The iCub was developed to study cognition through the implementation of a humanoid robot the size of a 3.5 year old child. It was created by the RobotCub project, a 5 years long project funded by the European Commission through Unit E5 "Cognitive Systems, Interaction & Robotics". The project's website is located here.
iCub Features (version 1.4)
- The overall weight of the iCub is 22kg.
- The size is that of a 3.5 years old child (approximately 100cm high).

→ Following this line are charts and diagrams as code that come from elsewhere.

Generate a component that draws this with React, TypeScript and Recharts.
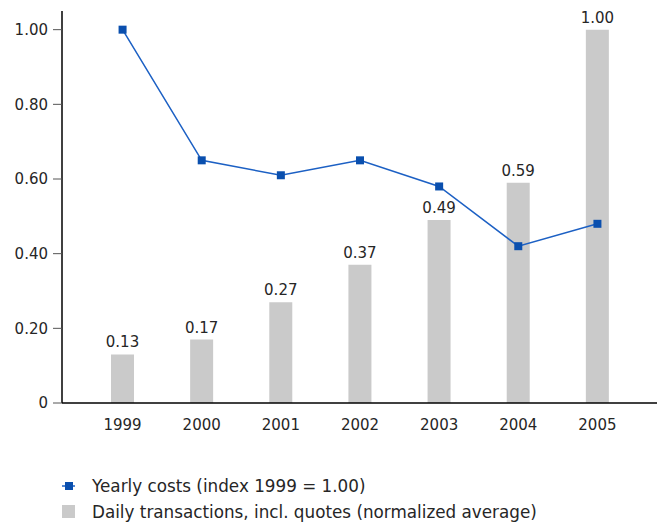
import React from "react";
import { ComposedChart, Bar, Line, XAxis, YAxis, LabelList } from "recharts";

const years = ["1999", "2000", "2001", "2002", "2003", "2004", "2005"];
const yearlyCosts = [1.0, 0.65, 0.61, 0.65, 0.58, 0.42, 0.48];
const dailyTransactions = [0.13, 0.17, 0.27, 0.37, 0.49, 0.59, 1.0];
const yTicks = [0, 0.2, 0.4, 0.6, 0.8, 1.0];

const data = years.map((year, i) => ({
  year,
  costs: yearlyCosts[i],
  transactions: dailyTransactions[i],
}));

const font = "'DejaVu Sans', Verdana, sans-serif";
const lineColor = "#1c60c4";
const dotColor = "#0a4fae";
const barColor = "#cacaca";
const textColor = "#262626";

const SquareDot = (props: any) => {
  const { cx, cy } = props;
  if (cx == null || cy == null) return null;
  return <rect x={cx - 4} y={cy - 4} width={8} height={8} fill={dotColor} />;
};

// legend drawn below the plot, outside the svg
function ChartLegend() {
  return (
    <div
      style={{
        position: "absolute",
        left: 61,
        top: 473,
        fontFamily: font,
        fontSize: 16.8,
        color: textColor,
        lineHeight: "26px",
      }}
    >
      <div style={{ display: "flex", alignItems: "center", height: 26 }}>
        <svg width={31} height={26}>
          <line x1={1} y1={13} x2={14} y2={13} stroke={lineColor} strokeWidth={1.5} />
          <rect x={4} y={9} width={8} height={8} fill={dotColor} />
        </svg>
        <span>Yearly costs (index 1999 = 1.00)</span>
      </div>
      <div style={{ display: "flex", alignItems: "center", height: 26 }}>
        <svg width={31} height={26}>
          <rect x={1} y={6} width={13} height={13} fill={barColor} />
        </svg>
        <span>Daily transactions, incl. quotes (normalized average)</span>
      </div>
    </div>
  );
}

export default function App() {
  return (
    <div
      style={{
        position: "fixed",
        left: 0,
        top: 0,
        width: 663,
        height: 522,
        background: "#fff",
        overflow: "hidden",
      }}
    >
      <ComposedChart
        width={663}
        height={522}
        data={data}
        margin={{ top: 11, right: 6, left: 0, bottom: 89 }}
      >
        <XAxis
          dataKey="year"
          padding={{ left: 21, right: 20 }}
          tickLine={false}
          axisLine={{ stroke: "#000", strokeWidth: 1.5 }}
          tick={{ fill: textColor, fontSize: 15, fontFamily: font }}
          tickMargin={10}
          height={30}
        />
        <YAxis
          domain={[0, 1.05]}
          ticks={yTicks}
          width={62}
          tickSize={9}
          tickMargin={5}
          tickLine={{ stroke: "#555" }}
          axisLine={{ stroke: "#000", strokeWidth: 1.5 }}
          tick={{ fill: textColor, fontSize: 15, fontFamily: font }}
          tickFormatter={(v: number) => (v === 0 ? "0" : v.toFixed(2))}
        />
        <Bar dataKey="transactions" fill={barColor} barSize={23} isAnimationActive={false}>
          <LabelList
            dataKey="transactions"
            position="top"
            offset={7}
            formatter={(v: any) => Number(v).toFixed(2)}
            style={{ fill: textColor, fontSize: 15, fontFamily: font }}
          />
        </Bar>
        <Line
          dataKey="costs"
          stroke={lineColor}
          strokeWidth={1.5}
          dot={<SquareDot />}
          activeDot={false}
          isAnimationActive={false}
        />
      </ComposedChart>
      <ChartLegend />
    </div>
  );
}
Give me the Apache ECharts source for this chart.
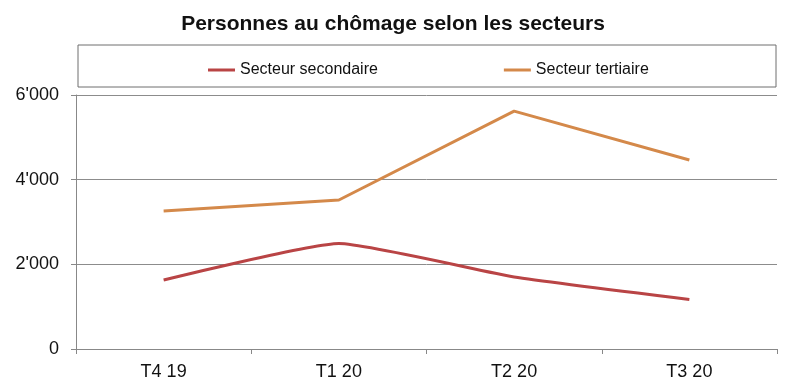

- The robot has 53 actuated degrees of freedom that move the head, arms & hands, waist, and legs.
Degrees of Freedom (DoF)
It utilises tendon driven joints for the hand and shoulder and has more than 30 degrees of freedom (DOF) allocated in the upper part of the body:
- 7 DoF in each arm
- 9 DoF in each hand (3 for the thumb, 2 for the index, 2 for the middle finger, 1 for the coupled ring and little finger, 1 for the adduction/abduction)
- 3 in the torso/waist
Also, it has 6 DoF in the head:
- 3 DoF for the neck
- 3 DoF for the cameras (eyes) and
- 12 DoF allocated on the lower body
- 6 DoF in each leg
From the sensory point of view the iCub is equipped with:
- digital cameras
- gyroscopes and accelerometers
- force/torque sensors
- A distributed capacitive sensorized skin
- The finger tips can be equipped with tactile touch sensors
- has red LEDs representing mouth and eyes mounted behind the face panel for making facial expressions.
Processing Unit and Software
The robot was not designed for autonomous operation, and is consequently not equipped with onboard batteries or processors required for this - instead an umbilical cable provides power and a network connection to an external processing unit is provided.
The iCub software was developed on top of Yarp. Yarp is a set of libraries that support modularity and provides an interface with the hardware.
Our iCub has had several public demonstrations. Here your can find some of them.
Demonstration to the French Prime Minister
From TUM News: The French Prime Minister Jean-Marc Ayrault today visited the Technische Universität München. TUM President Wolfgang A. Herrmann gave the head of government an insight into the university’s research profile and development. The Institute for Cognitive Systems then presented several research projects, including a sensitive skin for robots.